The water complaint is a more reasonable complaint. Now, I think claiming that "they die if they touch water" is a bit far. Water acts as an acid toward them, apparently, but it took quite a few broken glasses of water -and- being pummeled by a baseball bat to keep that one alien down for good. Secondly, why would they come to Earth? Well, let's put it this way. Let's assume that -we- go looking through the universe, and we find that 99.999% of the planets in the Universe are along the lines of Mars or Jupiter. Completely, totally useless. Then we find a planet where 25% of the surface is perfectly livable and in fact downright cozy most of the time. It may not be -ideal-, but it'd be a heck of a lot more usable than most of what they're finding, and most planets don't offer a slave race for the taking either. The question of "why did they come all this way for a planet with 75% water" relies on the assumption that they have lots of better alternatives. What would one base that assumption on?
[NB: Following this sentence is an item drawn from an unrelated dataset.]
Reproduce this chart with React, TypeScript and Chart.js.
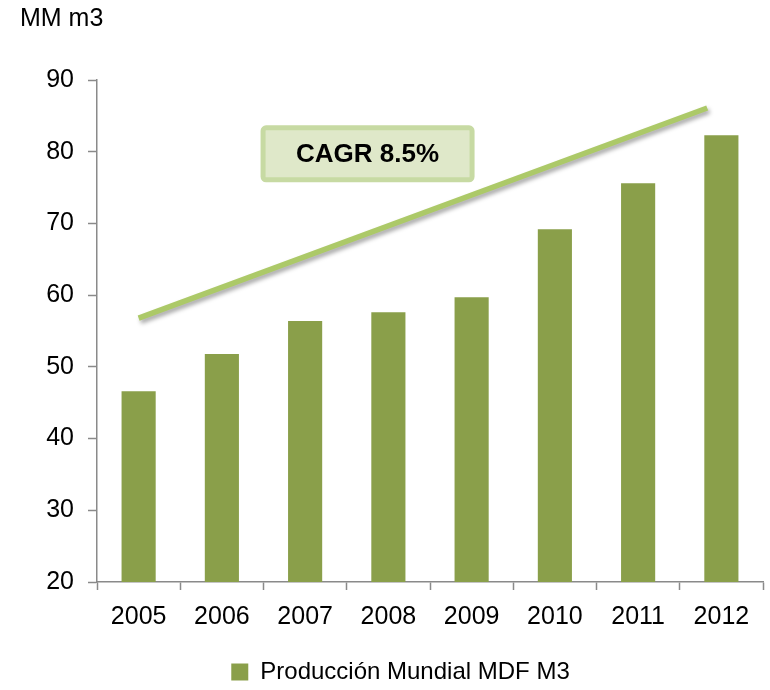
import React, { useEffect, useRef } from "react";
import { Chart, registerables } from "chart.js";

Chart.register(...registerables);

const categories = ["2005", "2006", "2007", "2008", "2009", "2010", "2011", "2012"];
const production = [46.6, 51.8, 56.4, 57.6, 59.7, 69.2, 75.6, 82.3];
const seriesLabel = "Producción Mundial MDF M3";
const unitLabel = "MM m3";
const yMin = 20;
const yMax = 90;
const yStep = 10;
// trend arrow (category index position, value)
const trendX = [0, 6.83];
const trendY = [56.8, 86.1];
const cagrText = "CAGR 8.5%";
const cagrPos = { x: 2.75, y: 79.7 };

const BAR = "#8a9f4a";
const FONT = "'Liberation Sans', Arial, sans-serif";

const overlay = {
  id: "overlay",
  afterDatasetsDraw(chart: any) {
    const { ctx, scales } = chart;
    const xs = scales.x;
    const ys = scales.y;
    // trend line
    ctx.save();
    ctx.strokeStyle = "#acc968";
    ctx.lineWidth = 5.5;
    ctx.lineCap = "butt";
    ctx.shadowColor = "rgba(0,0,0,0.35)";
    ctx.shadowBlur = 4;
    ctx.shadowOffsetX = 2;
    ctx.shadowOffsetY = 3;
    ctx.beginPath();
    ctx.moveTo(xs.getPixelForValue(trendX[0]), ys.getPixelForValue(trendY[0]));
    ctx.lineTo(xs.getPixelForValue(trendX[1]), ys.getPixelForValue(trendY[1]));
    ctx.stroke();
    ctx.restore();

    // CAGR box
    const cx = xs.getPixelForValue(cagrPos.x);
    const cy = ys.getPixelForValue(cagrPos.y);
    const w = 214;
    const h = 57;
    ctx.save();
    ctx.fillStyle = "#dfe8c9";
    ctx.strokeStyle = "#c7daa3";
    ctx.lineWidth = 5;
    ctx.beginPath();
    (ctx as any).roundRect(cx - w / 2 + 2.5, cy - h / 2 + 2.5, w - 5, h - 5, 3);
    ctx.fill();
    ctx.stroke();
    ctx.fillStyle = "#000";
    ctx.font = `bold 26px ${FONT}`;
    ctx.textAlign = "center";
    ctx.textBaseline = "middle";
    ctx.fillText(cagrText, cx, cy + 1);
    ctx.restore();

    // unit label
    ctx.save();
    ctx.fillStyle = "#000";
    ctx.font = `25px ${FONT}`;
    ctx.textAlign = "left";
    ctx.textBaseline = "middle";
    ctx.fillText(unitLabel, 20, 19);
    ctx.restore();
  },
};

export default function App() {
  const ref = useRef<HTMLCanvasElement>(null);
  useEffect(() => {
    if (!ref.current) return;
    const chart = new Chart(ref.current, {
      type: "bar",
      data: {
        labels: categories,
        datasets: [
          {
            label: seriesLabel,
            data: production,
            backgroundColor: BAR,
            borderWidth: 0,
            categoryPercentage: 0.41,
            barPercentage: 1,
          },
        ],
      },
      options: {
        animation: false,
        responsive: false,
        maintainAspectRatio: false,
        layout: { padding: { top: 80, right: 7, left: 38, bottom: -4 } },
        plugins: {
          title: { display: false },
          tooltip: { enabled: false },
          legend: {
            position: "bottom",
            labels: {
              boxWidth: 17,
              boxHeight: 17,
              padding: 5,
              color: "#000",
              font: { family: FONT, size: 24 },
            },
          },
        },
        scales: {
          x: {
            afterFit(scale: any) {
              scale.height = 73;
            },
            grid: {
              drawOnChartArea: false,
              drawTicks: true,
              tickLength: 8,
              tickColor: "#8a8a8a",
              tickWidth: 1.5,
              offset: true,
            },
            border: { color: "#8a8a8a", width: 1.5 },
            ticks: { color: "#000", font: { family: FONT, size: 25 }, padding: 12 },
          },
          y: {
            min: yMin,
            max: yMax,
            afterFit(scale: any) {
              scale.width = 59;
            },
            grid: {
              drawOnChartArea: false,
              tickLength: 9,
              tickColor: "#8a8a8a",
              tickWidth: 1.5,
            },
            border: { color: "#8a8a8a", width: 1.5 },
            ticks: { stepSize: yStep, color: "#000", font: { family: FONT, size: 25 }, padding: 14 },
          },
        },
      },
      plugins: [overlay],
    });
    return () => chart.destroy();
  }, []);
  return (
    <div style={{ position: "fixed", left: 0, top: 0, width: 770, height: 690, background: "#fff" }}>
      <canvas ref={ref} width={770} height={690} style={{ width: 770, height: 690 }} />
    </div>
  );
}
Sorry, but if we're going to talk about willing suspension of disbelief, I found it a heck of a lot easier to maintain through Signs than I did through, say, Indiana Jones and the Temple of Doom. Yeaaaaah, that mine cart just jumped over a thirty-foot-wide chasm with three people inside it and landed -perfectly- on the other side of the tracks and kept going with barely a bump. THAT'S reasonable ;) And yet people loved that movie.
Qwinn
Too bad we don't celebrate Macy's Day here in California. I guess it hasn't caught on yet.
I was unfortunate enough to catch a couple of minutes of it also. You're right.
"I was also disappointed with Signs..."
I thought Shyamalan did a very nice opening and gradual buildup before we found out the cornfield ruckus was about crop circles. The rest of the film was muddled, especially after building up to a supposed showdown with a massive army of aliens and then fizzling out with a confrontation involving just one.
Twist endings are gimmicky, good films don't need them (I wish he'd ditch that trick).
Which would be a rip-off of "To Serve Man".